Tommy Silva

Personal information
- Full name: Derrick Nicholas Silva
- Date of birth: February 21, 2002 (age 24)
- Place of birth: Tucson, Arizona, United States
- Height: 5 ft 10 in (1.78 m)
- Position: Left back

Team information
- Current team: Detroit City
- Number: 33

Youth career
- 2016–2020: Real Salt Lake

College career
- Years: Team / Apps / (Gls)
- 2020–2023: UCLA Bruins / 69 / (9)

Senior career*
- Years: Team / Apps / (Gls)
- 2020: FC Tucson / 9 / (0)
- 2024–2025: Real Salt Lake / 1 / (0)
- 2024–2025: → Real Monarchs / 24 / (1)
- 2026–: Detroit City / 0 / (0)

= Tommy Silva =

American soccer player (born 2002)

Derrick "Tommy" Nicolas Silva (born February 21, 2002) is an American soccer player who currently plays for Detroit City FC.

==Playing career==
===Youth===
Silva was a member of the Real Salt Lake at both their Arizona and Utah academies.

===FC Tucson===
On July 22, 2020, Silva signed a USL academy contract with USL League One side FC Tucson. He made his debut on August 8, 2020, appearing as an 89th-minute substitute during a 2–1 loss to Union Omaha.

===UCLA===
Silva committed to play college soccer at UCLA in the fall of 2020. Due to the COVID-19 pandemic, the season was delayed to spring 2021. Silva made his collegiate debut on February 8, 2021, in a 3–0 win against University of San Francisco. Silva started and played the entire match and had one assist. On March 24, 2021, Silva scored his first collegiate goal, in a 2–2 draw at San Diego State University. Silva finished the season with 12 appearances for the Bruins, and two goals.

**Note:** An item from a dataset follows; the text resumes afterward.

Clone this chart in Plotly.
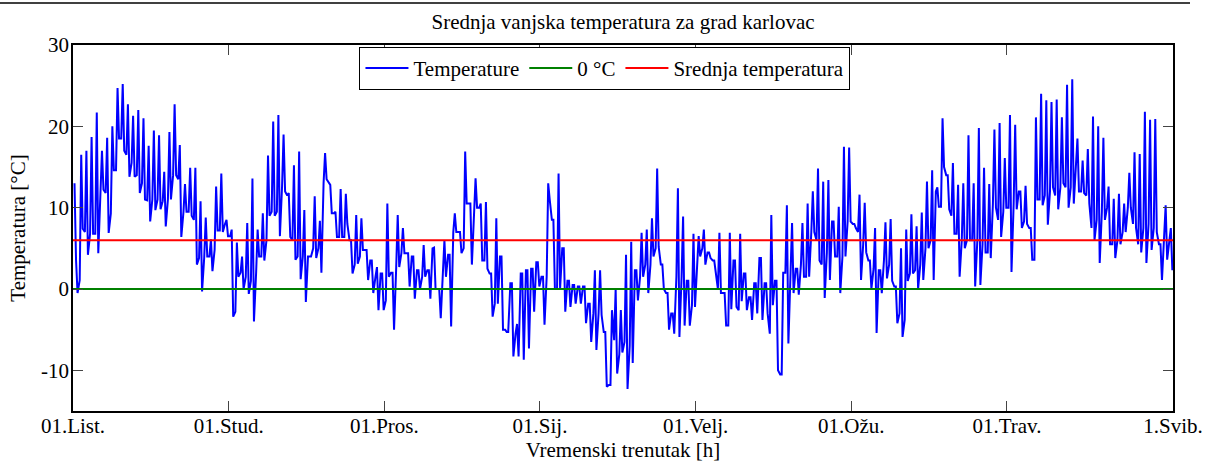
import plotly.graph_objects as go

# Daily readings (7h, 14h, 21h), 01.10. -> 30.04., degrees C
t07 = [13.0, 1.1, 7.0, 6.8, 6.8, 12.4, 11.8, 9.3, 14.6, 18.5,
       16.5, 15.5, 14.0, 13.0, 10.9, 11.0, 11.0, 10.8, 11.0, 14.0,
       13.5, 9.5, 9.5, 8.5, 3.8, 3.9, 4.0, 4.8, 7.2, 8.0,
       6.5, -2.8, 2.0, 1.5, 1.0, 2.0, 4.0, 6.0, 9.5, 9.5,
       12.6, 11.5, 6.0, 4.0, 4.0, 4.0, 5.0, 5.0, 13.0, 13.0,
       9.3, 6.4, 6.4, 6.0, 3.0, 4.0, 4.8, 3.5, 1.5, 1.9,
       -1.4, 2.0, 2.7, 4.4, 4.4, 4.0, 2.3, 1.5, 2.3, 5.0,
       0.0, 1.5, 4.2, 7.0, 7.0, 5.0, 10.5, 10.0, 10.0, 3.5,
       1.9, -1.8, 4.0, -5.0, 0.7, -5.5, 1.9, 2.3, 2.5, 3.3,
       1.5, 1.5, 8.5, 0.0, 5.0, 1.0, 0.5, 0.3, 0.3, -1.8,
       -3.0, -3.0, -5.3, -11.8, -6.3, -8.0, -6.5, -7.0, 2.3, 1.5,
       3.0, 3.0, 5.0, 3.0, -0.5, -3.0, 1.5, 1.5, 1.0, -2.0,
       4.0, 5.0, 4.5, 3.5, 0.0, -0.5, -4.5, 3.5, -2.6, 1.9,
       -1.0, 0.7, 3.8, 0.7, -5.5, 1.0, -10.5, 2.0, 1.5, 2.5,
       3.0, 1.5, 7.0, 6.0, 3.0, 4.5, 8.3, 4.0, 4.0, 8.3,
       8.0, 7.0, 5.5, 3.5, 2.5, 2.3, 3.5, 3.0, 0.3, -3.0,
       -3.8, 1.9, 2.3, 3.0, 5.0, 6.0, 12.0, 10.1, 14.0, 9.0,
       6.8, 6.0, 6.0, 6.0, 6.0, 5.5, 4.5, 10.5, 8.5, 9.5,
       10.0, 10.5, 12.0, 8.3, 7.5, 3.6, 11.0, 11.5, 12.0, 11.5,
       12.5, 12.5, 12.5, 15.0, 12.0, 11.5, 7.5, 8.5, 9.5, 10.0,
       5.5, 6.0, 7.0, 10.0, 8.0, 5.5, 7.5, 8.0, 7.5, 5.5,
       7.0, 6.0]
t14 = [3.6, 16.5, 17.0, 18.7, 21.7, 17.0, 18.6, 20.0, 24.7, 25.2,
       22.7, 21.3, 22.0, 21.0, 17.6, 19.5, 18.9, 14.4, 19.3, 22.7,
       17.7, 12.9, 14.9, 14.9, 10.8, 8.8, 6.1, 12.6, 14.2, 8.5,
       7.3, 5.7, 4.0, 8.1, 13.6, 7.3, 9.3, 16.4, 20.6, 21.4,
       19.0, 11.8, 15.2, 16.9, 9.7, 4.0, 11.4, 8.4, 16.7, 12.8,
       9.5, 12.3, 11.7, 6.0, 9.1, 8.7, 4.8, 3.5, 2.7, 1.9,
       10.5, 2.0, 9.1, 7.5, 4.4, 4.0, 2.3, 5.4, 2.3, 5.1,
       0.0, 6.0, 4.2, 9.3, 7.0, 16.9, 10.5, 13.6, 10.5, 10.7,
       1.9, 8.7, 4.0, -5.3, 0.7, -4.3, 1.9, 2.3, 2.5, 3.3,
       1.5, 13.0, 8.5, 14.2, 5.0, 1.0, 0.5, 0.3, 0.3, -1.8,
       2.3, 2.3, -5.3, -11.8, 0.0, -2.6, 4.2, 5.8, 2.3, 6.9,
       7.3, 8.7, 14.8, 3.0, -0.5, -3.0, 12.4, 8.9, 1.0, 6.8,
       6.5, 7.3, 4.5, 3.5, 6.9, -0.5, 6.9, 3.5, 6.8, 1.9,
       -1.0, 0.7, 3.8, 0.7, 9.1, 1.0, -10.5, 10.3, 8.1, 2.5,
       8.1, 10.5, 12.0, 14.8, 13.2, 13.4, 8.3, 10.1, 17.5, 17.4,
       8.0, 11.6, 10.6, 3.5, 7.5, 2.3, 8.2, 8.6, 0.3, 5.0,
       7.3, 9.2, 7.7, 9.4, 13.2, 14.6, 12.5, 21.0, 14.0, 15.5,
       12.8, 13.0, 18.9, 13.0, 19.8, 14.9, 12.9, 19.6, 20.4, 16.1,
       21.4, 20.2, 12.0, 12.7, 7.5, 21.1, 24.0, 23.2, 23.0, 23.3,
       21.1, 25.1, 25.8, 18.5, 15.8, 17.2, 21.2, 20.0, 18.6, 12.6,
       11.1, 11.7, 10.5, 14.3, 16.8, 16.6, 21.8, 20.8, 20.9, 5.5,
       10.3, 7.5]
t21 = [-0.5, 7.4, 4.2, 6.8, 4.4, 12.2, 6.9, 14.6, 18.5, 17.0,
       13.8, 13.8, 11.8, 11.0, 8.3, 9.7, 9.8, 7.7, 11.0, 14.0,
       6.4, 9.5, 9.0, 3.0, -0.3, 4.0, 2.2, 7.2, 7.0, 6.5,
       -3.4, 1.5, 0.0, -0.6, -4.0, 4.0, 3.5, 9.0, 9.0, 6.5,
       12.0, 6.4, 3.6, 1.2, -1.6, 4.0, 3.8, 2.0, 13.5, 9.3,
       6.4, 6.4, 8.0, 1.9, 3.1, 4.8, 1.1, -0.5, -2.6, -2.6,
       1.5, -5.0, 2.7, 4.4, 0.3, -1.2, 0.0, 1.5, -1.2, 0.0,
       -3.6, 1.5, -4.6, 7.0, 4.4, 10.5, 3.0, 10.0, 3.5, 2.5,
       -3.4, -1.8, -5.0, -5.3, -8.3, -8.3, -8.7, -7.3, -2.8, 0.3,
       -4.4, 11.0, 0.0, 0.0, -2.8, -2.2, -1.8, -1.8, -4.2, -6.5,
       -7.5, -3.2, -12.0, -2.6, -10.4, -7.8, -12.3, -9.1, -1.4, 1.5,
       -0.5, 4.0, 5.2, 0.0, -5.0, -5.5, -5.9, -4.5, -4.5, -2.2,
       4.0, 3.0, 3.8, 2.3, -0.5, -4.5, -2.5, -2.2, -1.5, -2.6,
       -3.8, -3.0, -3.8, -3.0, -2.0, -10.0, 2.0, -6.7, -0.5, -0.7,
       1.5, 1.5, 7.0, 3.5, -1.1, 1.1, 4.0, -0.5, 4.0, 8.3,
       7.5, 1.1, 4.5, 0.0, -5.4, -0.5, 1.3, 1.0, -4.2, -5.9,
       1.0, 1.9, 0.0, 1.1, 5.0, 1.1, 10.1, 15.0, 9.8, 6.8,
       1.5, 5.0, 6.0, 0.3, 0.5, 4.5, 3.8, 10.0, 6.4, 10.0,
       2.1, 9.8, 7.5, 8.0, 3.6, 11.0, 10.3, 7.9, 12.5, 9.8,
       13.0, 10.0, 10.5, 12.0, 11.8, 10.5, 6.0, 3.2, 8.5, 5.5,
       3.8, 5.5, 7.0, 10.0, 7.5, 4.5, 3.2, 4.8, 7.0, 1.1,
       3.6, 2.3]
reading_hours = [7, 14, 21]

mean_temp = 6.0
zero_temp = 0.0
x_end_hours = 5088

tick_hours = [0, 720, 1440, 2160, 2880, 3600, 4320, 5088]
tick_labels = ["01.List.", "01.Stud.", "01.Pros.", "01.Sij.", "01.Velj.",
               "01.Ožu.", "01.Trav.", "1.Svib."]
y_ticks = [-10, 0, 10, 20, 30]
y_tick_labels = ["-10", "0", "10", "20", "30"]

# Build hourly time axis from the day readings
x_vals, y_vals = [], []
for d in range(len(t07)):
    for h, v in zip(reading_hours, (t07[d], t14[d], t21[d])):
        x_vals.append(24 * d + h)
        y_vals.append(v)

FONT = "Liberation Serif, Times New Roman, serif"

fig = go.Figure()
fig.add_trace(go.Scatter(x=x_vals, y=y_vals, mode="lines", name="Temperature",
                         line=dict(color="#0000FF", width=2)))
fig.add_trace(go.Scatter(x=[0, x_end_hours], y=[zero_temp, zero_temp], mode="lines",
                         name="0 °C", line=dict(color="#008000", width=2)))
fig.add_trace(go.Scatter(x=[0, x_end_hours], y=[mean_temp, mean_temp], mode="lines",
                         name="Srednja temperatura", line=dict(color="#FF0000", width=2)))

axis_common = dict(showline=True, linecolor="black", linewidth=1.5, mirror="ticks",
                   ticks="inside", ticklen=10, tickcolor="#444444", tickwidth=1,
                   showgrid=False, zeroline=False, automargin=False,
                   tickfont=dict(family=FONT, size=21, color="black"))

fig.update_layout(
    width=1206, height=462,
    margin=dict(l=73, r=33, t=45, b=51, autoexpand=False),
    paper_bgcolor="white", plot_bgcolor="white",
    font=dict(family=FONT, size=21, color="black"),
    title=dict(text="Srednja vanjska temperatura za grad karlovac",
               x=(73 + 1173) / 2 / 1206, xanchor="center",
               y=1 - 22 / 462, yanchor="middle", automargin=False,
               font=dict(family=FONT, size=21, color="black")),
    xaxis=dict(range=[0, x_end_hours], tickvals=tick_hours, ticktext=tick_labels,
               ticklabelstandoff=-5,
               title=dict(text="Vremenski trenutak [h]", standoff=0,
                          font=dict(family=FONT, size=21)),
               **axis_common),
    yaxis=dict(range=[-15, 30], tickvals=y_ticks, ticktext=y_tick_labels,
               ticklabelstandoff=-2,
               title=dict(text="Temperatura [°C]", standoff=10,
                          font=dict(family=FONT, size=21)),
               **axis_common),
    legend=dict(orientation="h", x=0.4836, xanchor="center", y=0.995, yanchor="top",
                itemwidth=43,
                bgcolor="white", bordercolor="black", borderwidth=1,
                font=dict(family=FONT, size=21)),
    shapes=[dict(type="line", xref="paper", yref="paper",
                 x0=-73 / 1100, x1=(1190 - 73) / 1100,
                 y0=(411 - 3) / 366, y1=(411 - 3) / 366,
                 line=dict(color="black", width=1.5))],
)

fig.write_html("out.html", config={"displayModeBar": False},
               post_script="document.body.style.margin='0px';")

Following the 2020 NCAA Division I men's soccer season and 2020 Pac-12 Conference men's soccer season, he was named a third-team Freshman All-American by College Soccer News.

During his sophomore campaign, he so far has experienced a breakout season, scoring three goals in the program's first five matches.

=== Real Salt Lake ===
On January 4, 2024, Silva signed a homegrown player deal with Major League Soccer side Real Salt Lake.

=== Detroit City FC ===
On January 22, 2026, it was announced that Silva joined Detroit City FC in the USL Championship on a two year contract.